Notice I said Around here in the Subject, David
It also happens when you have several maps and deeds on different basis of bearings. You have to pick one or use something else such as state plane or geodetic north.
You will see maps here with a whole stack of bearings and distances on a line such as:
N 45°15'15" E 297.45'
(N 45°15' E 300')(R1)
(N 45°15'00" E 297.29')(R2)
and so on.
Sometimes the map will use different symbols instead of R1, etc such as (), (()), [], {}.
> > So, would anyone care to tell me why, in this real world situation, it is important to preserve the markers placed in gross error by the 1990 surveyor?
>
> As I ponder this maybe you could answer a couple questions?
>
> Is Texas a recording state? If so, was the 1990 survey plat recorded?
No, the 1990 survey plat wasn't recorded. The only way that anyone could know of it would be if either the 1990 surveyor were to give them a copy or the landowner were to.
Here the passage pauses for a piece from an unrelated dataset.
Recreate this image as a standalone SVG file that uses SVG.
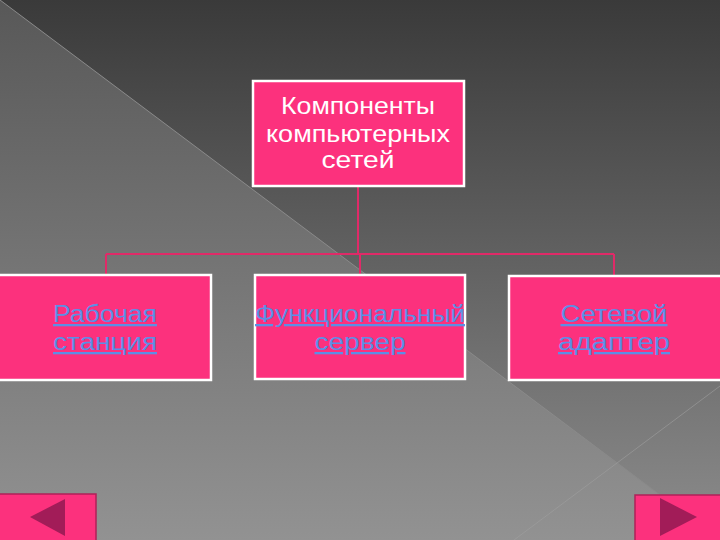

> Were ALL of the adjoining/affected landowners in agreement with your findings?
I located various corners of the adjoining parcels to verify that my construction was consistent with the other parcels also laid out by the 1963 surveyor and monumented by him. It was. As for the question of agreement, it was simply a matter of referring to their deeds to see what their record title amounted to. The deeds incorporated the 1963 survey, either by a resubdivision plat that was made in about 1972 by the 1963 surveyor or by a metes and bounds description prepared by the 1963 surveyor. Adverse possession wasn't an issue.
The landowner on one side was the original owner and I pointed out to him where the true corner (No. 104) fell, rather than at No. 50. I explained to him that it looked to me as if discharge from a culvert under the road had probably washed the original marker out and he agreed that it probably had. Obviously, No. 104 was in his favor and he had no objection to removing the quickie-dickie rod at No.50.